高精度仕上げ用ロングネックボールエンドミルAE-LNBD-H
AE-LNBD-HはAE-BD-Hのロングネックタイプという位置付けではありますが、単に首下長を伸ばしただけではなく、いかに突出し長さが長い不安定な加工環境下において良好な加工面と寸法精度が得られるかを追求し、ロングネックに最適な仕様を施した製品です。R精度はR0.25以下で±3μm、R0.25を超えると全て±5μmとなっており、R0.25以下は、従来品に対して高精度化を実現しています。加えて、AE-BD-H同様に180°間安定したR精度とh4シャンクを採用することで、従来品と比較し、より高精度な加工が可能となります。 ロングネックタイプは工具にたわみが生じやすい点が、開発における最大の課題です。工具がたわんでしまっては狙い通りの寸法に仕上がらず、金型の精度に直結するからです。AE-LNBD-Hは極力たわみを抑制するよう、短い突出し長さを前提とするAE-BD-Hとは別の超硬母材を採用し、加えてすくい角やねじれ角等を最適な仕様に調整することで、たわみを抑制しています。また、外周刃のティアドロップ形状の採用により、最外周部を使った加工において、被削材と工具が点接触となることで、びびり振動が起こりにくい工夫も施しています(図7参照。R2以上は除く)。

図7 AE-LNBD-Hと従来品の外周刃形状の比較
ねじれ角はAE-BD-Hが25°に対し、AE-LNBD-Hが30°を採用しています。これは、突出し長さが短いAE-BD-Hでは刃先の信頼性を重視したのに対し、突出しが長く不安定な加工環境となりやすいAE-LNBD-Hでは刃先強度よりも被削材に対する刃先の食いつき性を重視したためです。
ロングネックに最適な仕様を実装したAE-LNBD-Hですが、最適な仕様の実装のみでは顧客に満足していただけないと考えました。それはロングネックボールエンドミルを使いたいシーンは無尽蔵にあり、そこに対応できる「豊富なラインナップ」が揃っていることが大前提となるからです。AE-LNBD-Hはさまざまなシーンで最適な首下長さ、シャンク径が選べるよう、従来品が189アイテムであったのに対し、261アイテムものラインナップを揃えることで様々なシーンで最適な首下長さを選んでいただけるようにしました。
図8はSKD11(60HRC)における耐久試験データで、AE-LNBD-Hは他社品と比較しても優れた耐久性を実現しています。

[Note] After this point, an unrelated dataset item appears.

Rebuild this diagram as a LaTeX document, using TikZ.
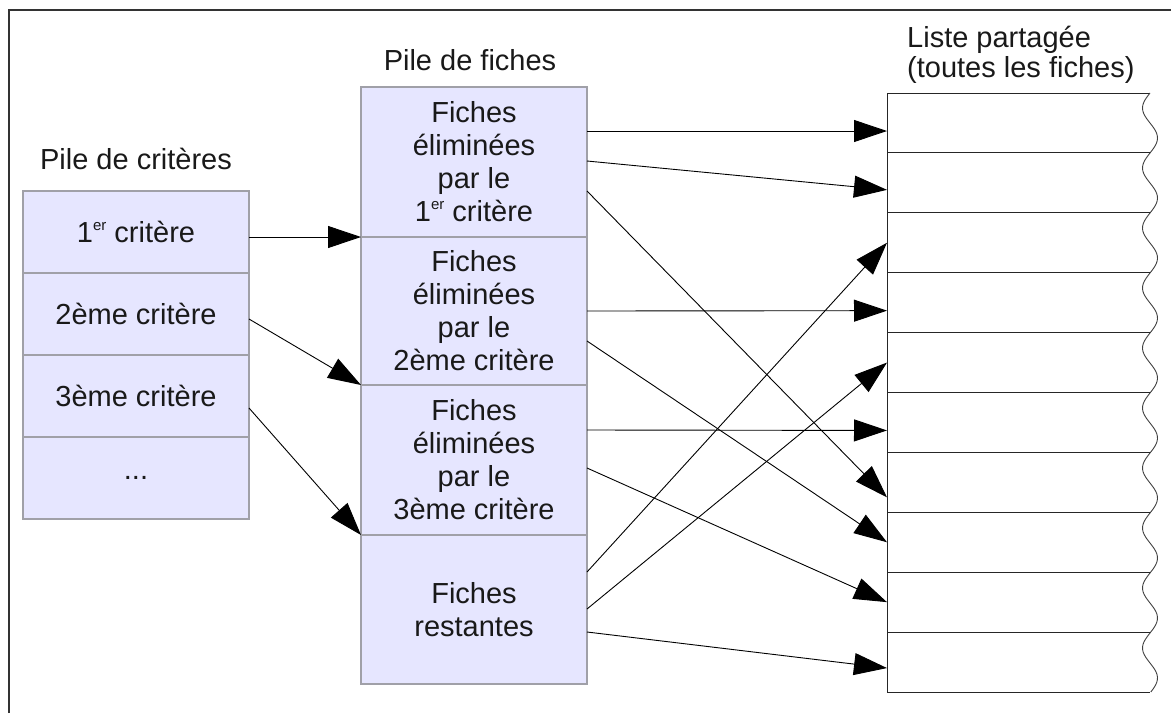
\documentclass[tikz,border=0pt]{standalone}
\usepackage{fontspec}
\setmainfont{Liberation Sans}
\usetikzlibrary{arrows.meta,calc}
\definecolor{cellfill}{HTML}{E6E6FF}
\definecolor{cellline}{HTML}{A0A0A8}
\definecolor{framecol}{HTML}{333333}
\newcommand{\ersup}{\raisebox{0.42em}{\fontsize{15}{15}\selectfont er}}
\begin{document}
\begin{tikzpicture}[x=1pt,y=-1pt,
  cell/.style={draw=cellline, line width=1.2pt, fill=cellfill, minimum width=226pt,
    inner sep=0pt, outer sep=0pt, anchor=north west, align=center,
    font=\fontsize{29}{33}\selectfont, text=black!90},
  listcell/.style={draw=none, minimum width=263pt, minimum height=59.9pt,
    inner sep=0pt, outer sep=0pt, anchor=north west},
  conn/.style={-{Triangle[length=33pt,width=22pt]}, line width=0.9pt, black},
  lbl/.style={font=\fontsize{29}{30}\selectfont, inner sep=0pt, text=black!90},
  listline/.style={line width=1pt, black!85}
]
\useasboundingbox (0,0) rectangle (1171,713);
% outer frame
\draw[framecol, line width=1.6pt] (9,713) -- (9,10) -- (1171,10);

% titles
\node[lbl, anchor=base] (t1) at (136,169) {Pile de critères};
\node[lbl, anchor=base] (t2) at (470,70) {Pile de fiches};
\node[lbl, anchor=base west, align=left] (t3) at (907,77) {Liste partagée\\(toutes les fiches)};

% left stack
\node[cell, minimum height=82pt] (c1) at (23,191) {1\ersup{} critère};
\node[cell, minimum height=82pt] (c2) at (23,273) {2ème critère};
\node[cell, minimum height=82pt] (c3) at (23,355) {3ème critère};
\node[cell, minimum height=82pt] (c4) at (23,437) {...};

% middle stack
\node[cell, minimum height=150pt] (f1) at (361,87) {Fiches\\éliminées\\par le\\1\ersup{} critère};
\node[cell, minimum height=148pt] (f2) at (361,237) {Fiches\\éliminées\\par le\\2ème critère};
\node[cell, minimum height=150pt] (f3) at (361,385) {Fiches\\éliminées\\par le\\3ème critère};
\node[cell, minimum height=149pt] (f4) at (361,535) {Fiches\\restantes};

% shared list
\foreach \i in {1,...,10} {
  \node[listcell] (l\i) at (887,{93+59.9*(\i-1)}) {};
}
\draw[listline] (l1.north west) -- (l10.south west);
\foreach \i in {1,...,10} {
  \draw[listline] (l\i.north west) -- (l\i.north east);
}
\draw[listline] (l10.south west) -- (l10.south east);
\draw[line width=0.9pt, black!75] plot[domain=93:692, samples=240, smooth]
  ({1150 - 7.5*sin(6*(\x-93))}, \x);

% connectors left -> middle
\draw[conn] (c1.east |- f1.south west) -- (f1.south west);
\draw[conn] ($(c2.east)+(0,5)$) -- (f2.south west);
\draw[conn] ($(c3.east)+(0,12)$) -- (f3.south west);

% connectors middle -> list
\draw[conn] ($(f1.north east)+(0,44)$) -- (l1.west |- {$(f1.north east)+(0,44)$});
\draw[conn] ($(f1.north east)+(0,74)$) -- ($(l2.west)+(0,7)$);
\draw[conn] ($(f1.north east)+(0,104)$) -- ($(l7.west)+(0,15)$);
\draw[conn] ($(f2.north east)+(0,74)$) -- ($(l4.west)+(0,8)$);
\draw[conn] ($(f2.north east)+(0,104)$) -- (l8.west);
\draw[conn] ($(f3.north east)+(0,45)$) -- ($(l6.west)+(0,8)$);
\draw[conn] ($(f3.north east)+(0,83)$) -- (l9.west);
\draw[conn] ($(f4.north east)+(0,37)$) -- (l3.west);
\draw[conn] ($(f4.north east)+(0,74)$) -- (l5.west);
\draw[conn] ($(f4.north east)+(0,97)$) -- ($(l10.west)+(0,6)$);
\end{tikzpicture}
\end{document}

図8 SKD11 (60 HRC)における耐久試験データ
図9はSTAVAX(53HRC)加工時の加工面データです。AE-BD-Hと同様に表面の平滑化処理の採用をしているため、高精度かつ鏡面のような高い加工面品位が得られます。

図9 STAVAX (53 HRC)加工時の加工面
高精度な金型を製作するには高精度な工作機械、高精度な工具と共に高精度なツールホルダの選定も重要な要素です。オーエスジーではドイツHAIMER社製の高精度なホルダも取り扱っており、今回紹介した試験データは、全て同社製の高精度シュリンクホルダを使って加工しています。高硬度鋼用超硬ボールエンドミルは、同社製ほか高精度ホルダと組み合わせて使用して頂くことで工具の性能を最大限に発揮することが可能となります。
以上が、オーエスジーが自信を誇る最新高硬度鋼用超硬ボールエンドミル3製品です。 ぜひ一度、ご使用ください。